In 2026, the private security market is more competitive than ever. Clients are asking harder questions. Procurement teams want proof of standards, not just promises. ACS approval gives you that proof.
The process is thorough. But it is absolutely achievable, especially with the right support.
Start by downloading the ACS Self-Assessment Workbook from the SIA’s website and working through it honestly. Identify your gaps. Put your processes in place. And when you are ready, speak to the team at BizGrow Holdings.
We will help you get there. Visit bizgrow-holdings.com today.
FAQs About SIA ACS Certification in the UK 2026
1. What does ACS stand for in the security industry?
ACS stands for Approved Contractor Scheme. The full name is the SIA Approved Contractor Scheme, managed by the Security Industry Authority, the UK’s regulatory body for the private security industry.
2. Is ACS certification mandatory for security companies in the UK?
ACS is a voluntary scheme. However, it is increasingly required by public sector clients, procurement frameworks, and large contractors as a minimum standard. For any security company serious about growth, it is essential.
3. How long is ACS certification valid for?
ACS approval requires annual re-registration with the SIA and a full independent reassessment every three years.

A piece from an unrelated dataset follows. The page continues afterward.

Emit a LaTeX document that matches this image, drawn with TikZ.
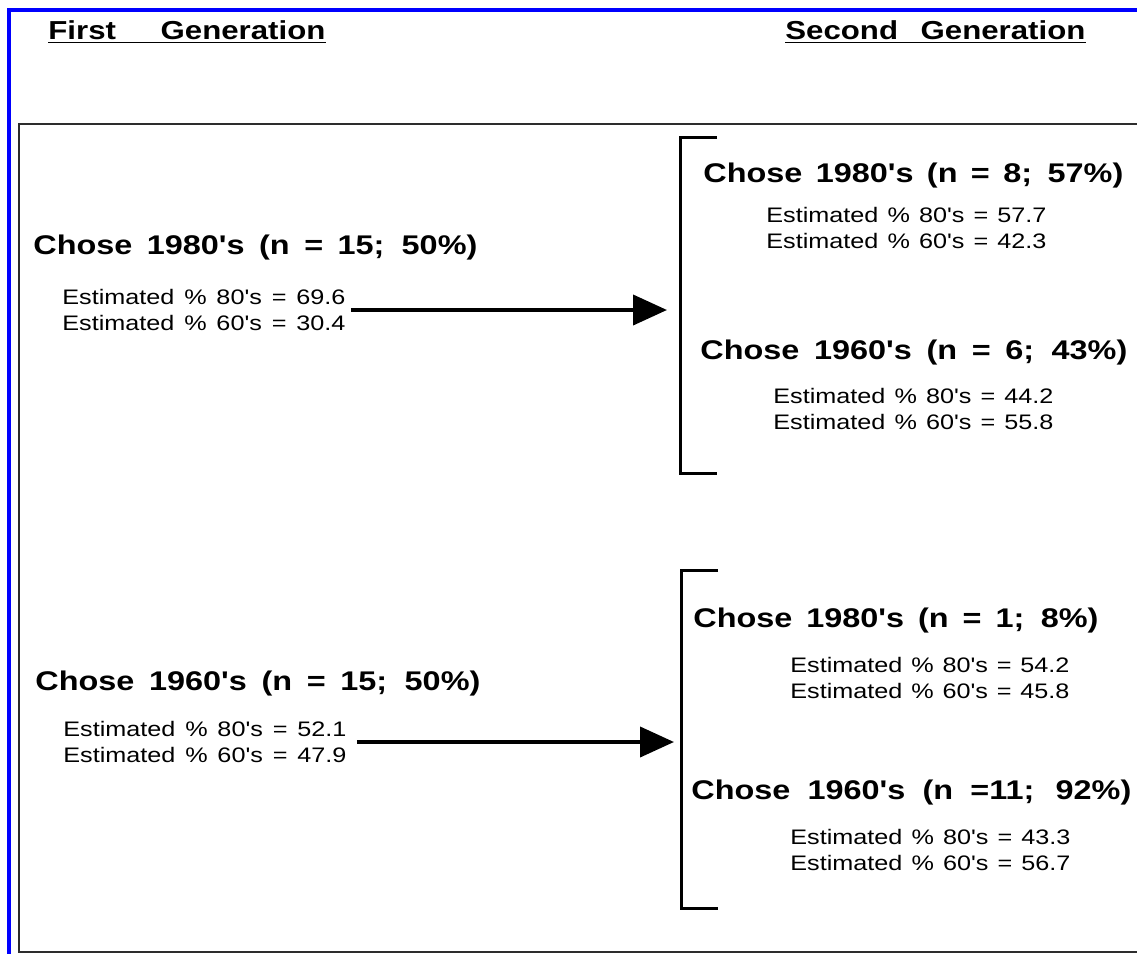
\documentclass[tikz,border=0pt]{standalone}
\usepackage{fontspec}
\setmainfont{Liberation Sans}
\newfontfamily\genfont[FakeStretch=1.2]{Liberation Sans}
\newfontfamily\chosefont[FakeStretch=1.2]{Liberation Sans}
\newfontfamily\estfont[FakeStretch=1.2]{Liberation Sans}
\usepackage{tikz}
\usetikzlibrary{arrows.meta,calc}
\usepackage{xcolor}
\definecolor{frameblue}{RGB}{0,0,255}
\definecolor{framegray}{RGB}{45,45,45}
\newcommand{\spread}[2]{\makebox[#1][s]{#2}}

\begin{document}
\begin{tikzpicture}[x=0.5pt,y=-0.5pt,
  gentitle/.style={anchor=base west,inner sep=0pt,font=\genfont\bfseries\fontsize{13}{15}\selectfont},
  chose/.style={anchor=base west,inner sep=0pt,font=\chosefont\bfseries\fontsize{13.5}{16}\selectfont},
  estim/.style={anchor=west,inner sep=0pt,align=left,font=\estfont\fontsize{10.5}{13}\selectfont},
  bracket/.style={line width=1.5pt},
  choice/.style={line width=2pt,-{Triangle[length=17pt,width=15pt]}}]
\useasboundingbox (0,0) rectangle (1137,954);

% frames
\draw[frameblue,line width=1.7pt] (9,960) -- (9,10) -- (1145,10);
\draw[framegray,line width=1.3pt] (19,124) rectangle (1145,952);

% generation titles
\node[gentitle] (first) at (48,39) {\spread{138.5pt}{First Generation}};
\node[gentitle] (second) at (785,39) {\spread{150pt}{Second Generation}};
\draw[line width=0.8pt] ([yshift=-1.8pt]first.base west) -- ([yshift=-1.8pt]first.base east);
\draw[line width=0.8pt] ([yshift=-1.8pt]second.base west) -- ([yshift=-1.8pt]second.base east);

% first generation
\node[chose] (c80) at (33,254) {\spread{222pt}{Chose 1980's (n = 15; 50\%)}};
\node[estim] (e80) at (62,310) {\spread{141.5pt}{Estimated \% 80's = 69.6}\\
  \spread{141.5pt}{Estimated \% 60's = 30.4}};
\node[chose] (c60) at (35,690) {\spread{222.5pt}{Chose 1960's (n = 15; 50\%)}};
\node[estim] (e60) at (63,742) {\spread{141.5pt}{Estimated \% 80's = 52.1}\\
  \spread{141.5pt}{Estimated \% 60's = 47.9}};

% brackets
\coordinate (top80) at (680,137);
\coordinate (bot80) at (680,473);
\coordinate (top60) at (681,570);
\coordinate (bot60) at (681,908);
\draw[bracket] ([xshift=18.5pt]top80) -- (top80) -- (bot80) -- ([xshift=18.5pt]bot80);
\draw[bracket] ([xshift=18.5pt]top60) -- (top60) -- (bot60) -- ([xshift=18.5pt]bot60);

% second generation
\node[chose] (c80to80) at (703,182) {\spread{210pt}{Chose 1980's (n = 8; 57\%)}};
\node[estim] (e80to80) at (766,228) {\spread{140pt}{Estimated \% 80's = 57.7}\\
  \spread{140pt}{Estimated \% 60's = 42.3}};
\node[chose] (c80to60) at (700,359) {\spread{213.5pt}{Chose 1960's (n = 6; 43\%)}};
\node[estim] (e80to60) at (773,409) {\spread{140pt}{Estimated \% 80's = 44.2}\\
  \spread{140pt}{Estimated \% 60's = 55.8}};
\node[chose] (c60to80) at (693,627) {\spread{202.5pt}{Chose 1980's (n = 1; 8\%)}};
\node[estim] (e60to80) at (790,678) {\spread{139.5pt}{Estimated \% 80's = 54.2}\\
  \spread{139.5pt}{Estimated \% 60's = 45.8}};
\node[chose] (c60to60) at (691,799) {\spread{220pt}{Chose 1960's (n =11; 92\%)}};
\node[estim] (e60to60) at (790,850) {\spread{140pt}{Estimated \% 80's = 43.3}\\
  \spread{140pt}{Estimated \% 60's = 56.7}};

% arrows
\draw[choice] ([xshift=2.5pt]e80.east) -- ([xshift=-6.5pt]e80.east -| top80);
\draw[choice] ([xshift=5pt]e60.east) -- ([xshift=-3.5pt]e60.east -| top60);
\end{tikzpicture}
\end{document}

You must maintain compliance continuously, not just at assessment time, to keep your approved status.
4. Can a new security company apply for ACS?
Your business must have at least 12 months of operating history supplying contracted security services, hold at least one active client contract, and deploy a minimum of two licensed operatives per sector. New businesses need to establish these foundations before applying.
5. What happens if you fail the ACS audit?
If your assessment identifies shortfalls, the SIA will not approve until they are resolved. You will need to address the gaps and go through the verification process again. Working with an experienced consultant before you apply significantly reduces the risk of this outcome.